What to work on -> Show each line of the data below that has the string "chart" in it.

-- start --

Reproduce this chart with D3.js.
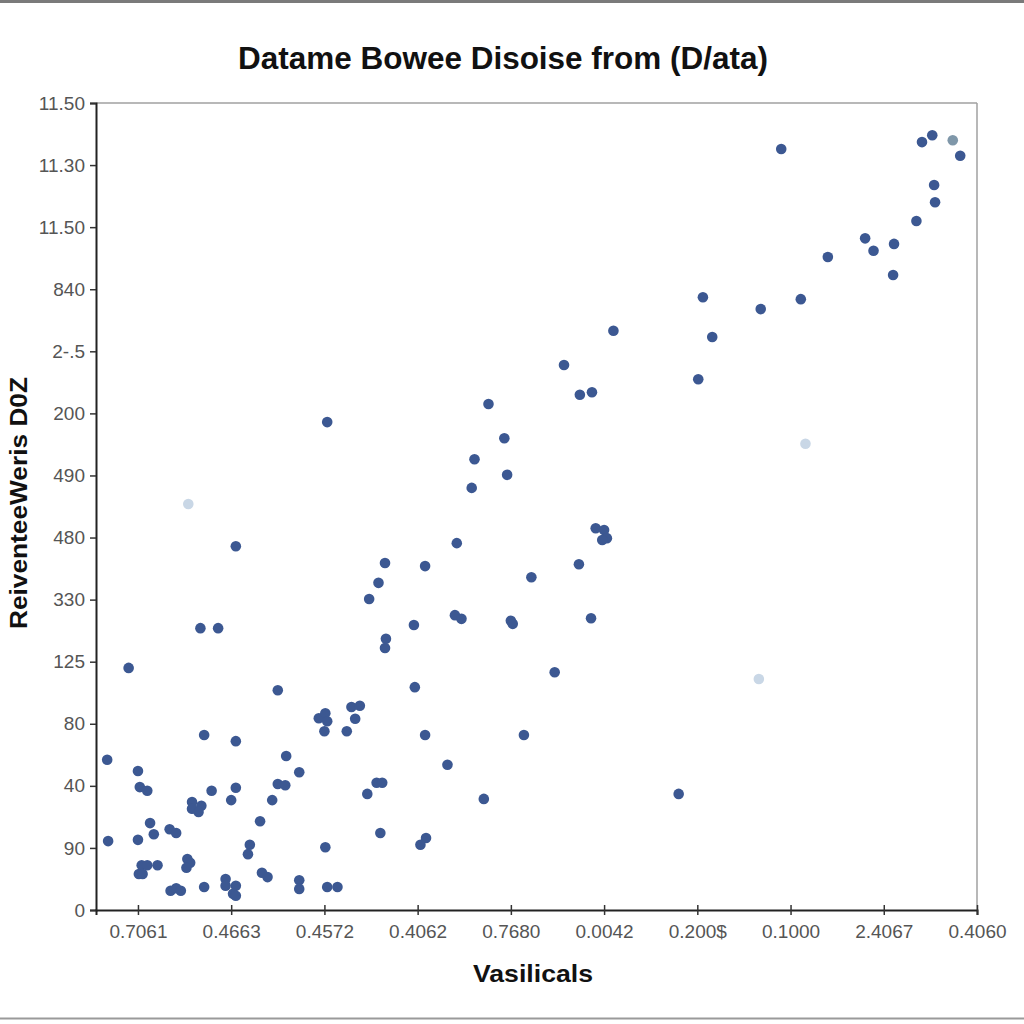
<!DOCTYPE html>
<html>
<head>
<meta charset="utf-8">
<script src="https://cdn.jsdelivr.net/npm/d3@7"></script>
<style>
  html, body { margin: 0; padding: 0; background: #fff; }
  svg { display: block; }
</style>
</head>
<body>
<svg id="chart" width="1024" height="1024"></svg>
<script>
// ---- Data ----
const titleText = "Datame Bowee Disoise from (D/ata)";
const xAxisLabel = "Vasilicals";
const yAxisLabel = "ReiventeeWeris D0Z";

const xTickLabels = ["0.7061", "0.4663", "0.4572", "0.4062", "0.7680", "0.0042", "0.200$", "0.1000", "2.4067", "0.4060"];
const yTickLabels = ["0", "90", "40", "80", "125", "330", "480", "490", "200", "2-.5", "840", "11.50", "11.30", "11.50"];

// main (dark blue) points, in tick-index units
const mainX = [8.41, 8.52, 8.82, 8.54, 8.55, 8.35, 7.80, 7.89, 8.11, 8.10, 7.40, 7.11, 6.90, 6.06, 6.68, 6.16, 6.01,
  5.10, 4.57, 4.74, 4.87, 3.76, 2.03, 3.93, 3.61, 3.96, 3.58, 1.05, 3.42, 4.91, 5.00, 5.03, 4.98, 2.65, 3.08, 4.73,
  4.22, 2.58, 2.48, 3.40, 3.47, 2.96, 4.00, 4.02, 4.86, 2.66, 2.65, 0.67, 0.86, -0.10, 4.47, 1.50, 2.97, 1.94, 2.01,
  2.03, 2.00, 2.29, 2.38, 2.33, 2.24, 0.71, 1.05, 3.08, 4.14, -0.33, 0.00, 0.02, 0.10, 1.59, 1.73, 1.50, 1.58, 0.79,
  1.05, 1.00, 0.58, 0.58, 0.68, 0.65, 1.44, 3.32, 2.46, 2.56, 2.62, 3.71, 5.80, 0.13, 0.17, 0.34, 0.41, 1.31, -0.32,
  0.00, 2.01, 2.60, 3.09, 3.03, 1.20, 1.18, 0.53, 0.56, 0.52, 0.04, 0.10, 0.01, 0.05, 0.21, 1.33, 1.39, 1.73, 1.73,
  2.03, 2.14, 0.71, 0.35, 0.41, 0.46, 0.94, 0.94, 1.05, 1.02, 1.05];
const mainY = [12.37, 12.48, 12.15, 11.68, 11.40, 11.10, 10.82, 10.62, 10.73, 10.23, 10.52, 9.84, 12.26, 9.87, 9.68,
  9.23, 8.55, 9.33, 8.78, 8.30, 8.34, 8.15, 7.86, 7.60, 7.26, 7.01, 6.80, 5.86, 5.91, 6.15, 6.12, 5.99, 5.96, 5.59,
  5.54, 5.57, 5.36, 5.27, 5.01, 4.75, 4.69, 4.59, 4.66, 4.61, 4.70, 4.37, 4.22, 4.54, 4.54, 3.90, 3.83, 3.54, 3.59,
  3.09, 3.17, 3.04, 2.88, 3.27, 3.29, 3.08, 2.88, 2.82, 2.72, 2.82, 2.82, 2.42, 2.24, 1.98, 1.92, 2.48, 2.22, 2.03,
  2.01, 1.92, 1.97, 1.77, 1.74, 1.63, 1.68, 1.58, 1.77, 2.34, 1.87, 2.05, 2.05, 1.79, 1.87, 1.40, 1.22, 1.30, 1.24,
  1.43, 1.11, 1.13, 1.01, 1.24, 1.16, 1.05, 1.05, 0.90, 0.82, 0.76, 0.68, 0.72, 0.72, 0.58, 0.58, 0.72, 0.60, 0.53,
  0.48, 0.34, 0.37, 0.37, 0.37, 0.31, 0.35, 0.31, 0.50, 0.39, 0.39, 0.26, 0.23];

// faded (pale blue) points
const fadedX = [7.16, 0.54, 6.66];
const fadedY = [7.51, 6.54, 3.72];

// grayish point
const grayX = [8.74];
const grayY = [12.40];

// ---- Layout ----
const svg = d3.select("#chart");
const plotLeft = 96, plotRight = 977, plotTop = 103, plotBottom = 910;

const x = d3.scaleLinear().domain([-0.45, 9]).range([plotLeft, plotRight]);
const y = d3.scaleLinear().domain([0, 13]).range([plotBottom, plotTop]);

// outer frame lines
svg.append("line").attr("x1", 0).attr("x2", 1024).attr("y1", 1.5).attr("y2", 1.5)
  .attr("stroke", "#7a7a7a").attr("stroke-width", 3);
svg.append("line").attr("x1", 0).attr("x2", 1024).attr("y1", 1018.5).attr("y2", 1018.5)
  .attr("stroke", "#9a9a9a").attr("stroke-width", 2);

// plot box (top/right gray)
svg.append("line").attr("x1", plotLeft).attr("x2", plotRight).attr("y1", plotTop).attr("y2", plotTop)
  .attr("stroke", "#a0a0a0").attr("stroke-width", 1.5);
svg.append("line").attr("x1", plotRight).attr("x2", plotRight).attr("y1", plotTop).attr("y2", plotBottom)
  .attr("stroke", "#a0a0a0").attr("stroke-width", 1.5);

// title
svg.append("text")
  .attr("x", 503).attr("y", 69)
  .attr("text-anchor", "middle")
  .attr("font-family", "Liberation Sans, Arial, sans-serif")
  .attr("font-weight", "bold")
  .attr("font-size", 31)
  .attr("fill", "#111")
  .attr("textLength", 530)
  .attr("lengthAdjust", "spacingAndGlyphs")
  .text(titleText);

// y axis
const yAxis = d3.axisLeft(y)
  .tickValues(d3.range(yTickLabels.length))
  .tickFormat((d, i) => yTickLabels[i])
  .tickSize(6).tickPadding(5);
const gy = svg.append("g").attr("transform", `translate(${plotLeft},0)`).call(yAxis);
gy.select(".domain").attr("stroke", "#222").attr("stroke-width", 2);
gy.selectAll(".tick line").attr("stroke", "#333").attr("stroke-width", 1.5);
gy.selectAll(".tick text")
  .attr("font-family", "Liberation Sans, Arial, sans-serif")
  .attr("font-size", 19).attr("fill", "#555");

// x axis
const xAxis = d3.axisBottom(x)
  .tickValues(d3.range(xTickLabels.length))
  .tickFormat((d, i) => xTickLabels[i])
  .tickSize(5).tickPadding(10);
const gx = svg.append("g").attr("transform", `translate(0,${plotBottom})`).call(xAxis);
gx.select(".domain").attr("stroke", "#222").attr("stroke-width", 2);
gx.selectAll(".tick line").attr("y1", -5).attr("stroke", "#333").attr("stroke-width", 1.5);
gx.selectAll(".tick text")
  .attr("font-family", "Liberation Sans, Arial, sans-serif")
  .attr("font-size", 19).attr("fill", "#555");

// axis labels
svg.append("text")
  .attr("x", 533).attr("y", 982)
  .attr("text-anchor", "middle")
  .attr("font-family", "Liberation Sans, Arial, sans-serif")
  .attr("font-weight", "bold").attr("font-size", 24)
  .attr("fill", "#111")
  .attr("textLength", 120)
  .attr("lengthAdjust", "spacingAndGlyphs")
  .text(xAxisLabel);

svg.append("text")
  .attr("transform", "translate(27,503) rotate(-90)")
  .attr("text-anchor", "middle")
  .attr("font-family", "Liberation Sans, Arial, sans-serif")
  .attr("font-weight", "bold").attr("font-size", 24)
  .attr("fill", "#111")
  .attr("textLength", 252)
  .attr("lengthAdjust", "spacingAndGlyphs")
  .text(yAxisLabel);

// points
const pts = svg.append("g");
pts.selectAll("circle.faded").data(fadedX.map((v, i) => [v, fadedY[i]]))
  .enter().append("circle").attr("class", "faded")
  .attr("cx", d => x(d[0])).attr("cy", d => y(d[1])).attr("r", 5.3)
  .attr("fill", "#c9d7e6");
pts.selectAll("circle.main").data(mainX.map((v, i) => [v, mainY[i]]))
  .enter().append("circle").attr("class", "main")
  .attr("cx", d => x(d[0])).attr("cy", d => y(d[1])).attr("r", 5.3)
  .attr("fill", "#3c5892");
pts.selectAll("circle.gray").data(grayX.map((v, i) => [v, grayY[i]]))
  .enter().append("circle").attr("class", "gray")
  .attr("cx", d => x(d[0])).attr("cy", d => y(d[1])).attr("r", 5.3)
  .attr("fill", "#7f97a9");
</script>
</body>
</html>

-- end --

Solution for this exercise ->
Reproduce this chart with D3.js.
<svg id="chart" width="1024" height="1024"></svg>
const svg = d3.select("#chart");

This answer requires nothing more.